The Jewish theater company in the nation’s capital is struggling to find its footing in the face of increasing efforts by donors and funders to steer it away from dealing with controversies related to Israel.
Theater J, a nationally acclaimed group under the auspices of the Washington DC Jewish Community Center, has canceled its annual Voices From a Changing Middle East Festival. The theatrical festival, which in the past has included works critical of Israeli policy, was asked to accept a rigorous vetting process of artists this year to limit that criticism.
“Increasingly, Theater J is being kept from programming as freely, as fiercely, and expressing itself as fully as it needs,” the artistic director, Ari Roth, wrote to the company’s executive committee in September, in an internal document obtained by the Forward. “We find the culture of open discourse and dissent within our Jewish Community Center to be evaporating.”

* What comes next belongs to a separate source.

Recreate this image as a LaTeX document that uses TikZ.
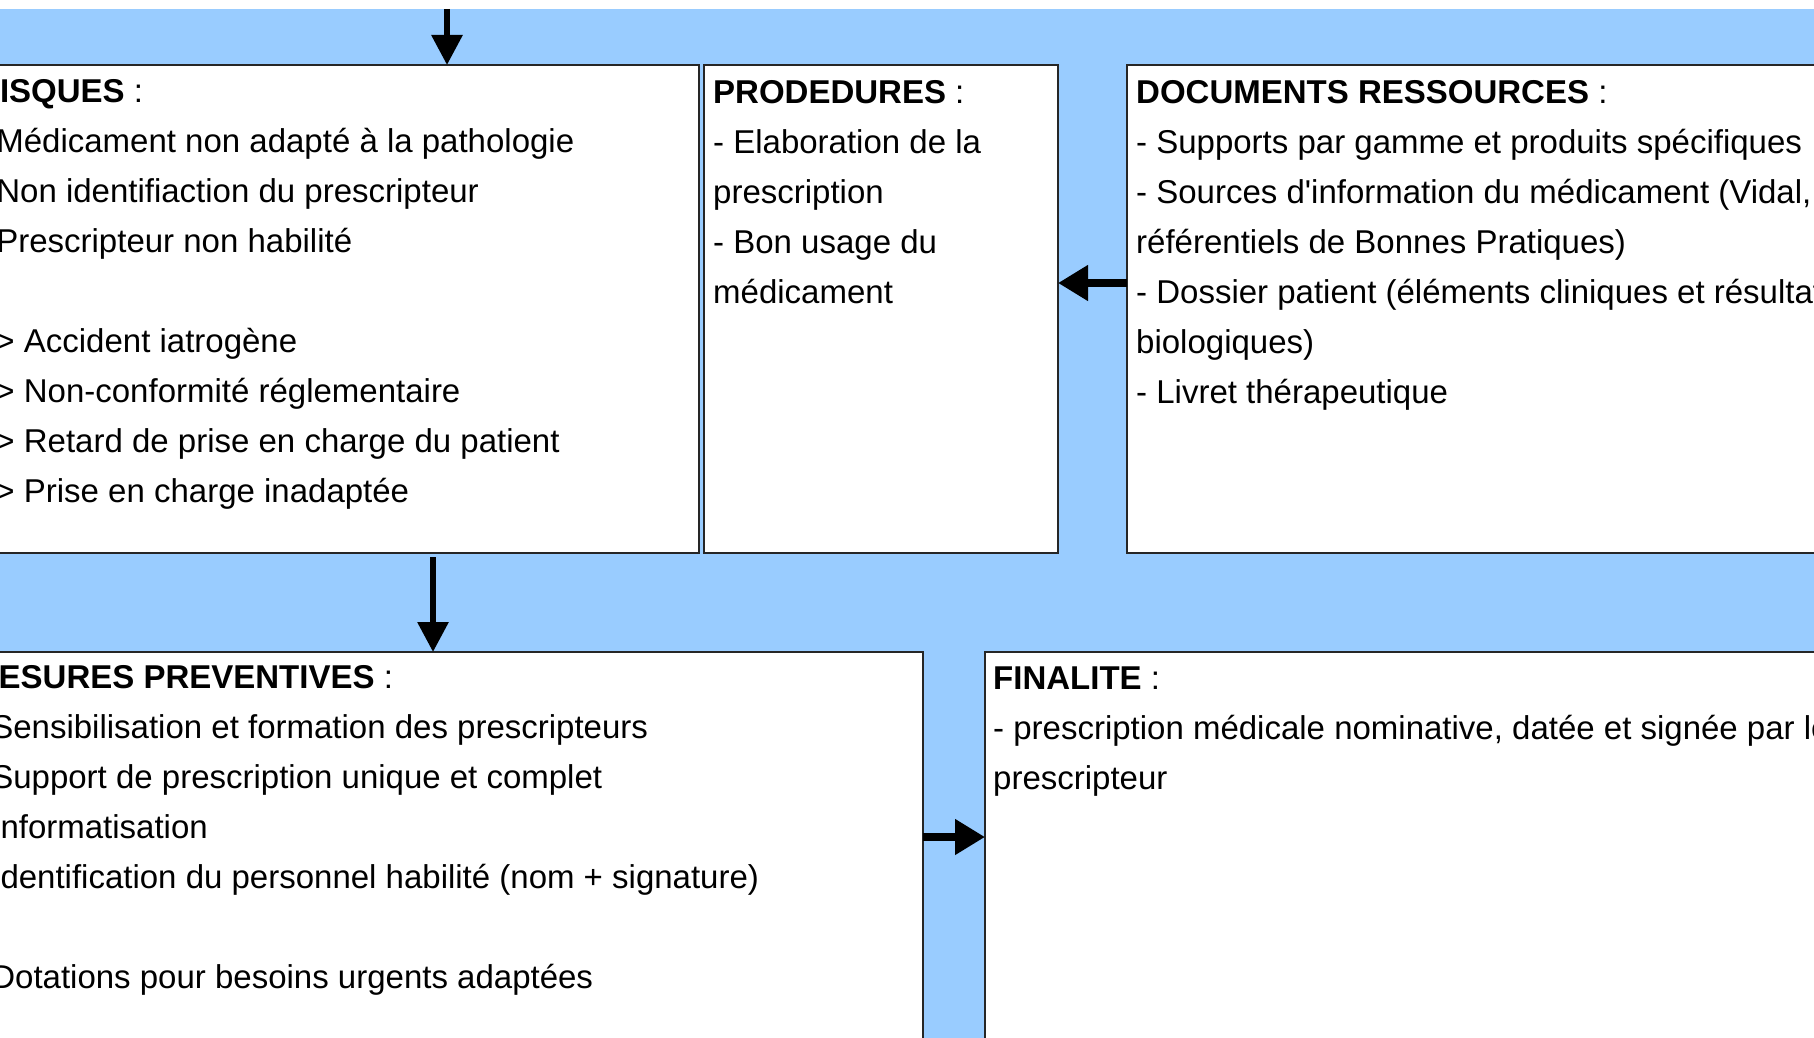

Theater J and the DCJCC are not the only institutions caught between donors concerned about negative depictions of Israel and creators arguing for artistic freedom; New York City’s Metropolitan Opera is still reeling from the protests against its decision to produce “The Death of Klinghoffer”; the JCC in Manhattan came under fire in 2011 for partnering with progressive organizations, and in San Francisco, the Jewish film festival was the first, in 2009, to face pressure from donors to change its programming.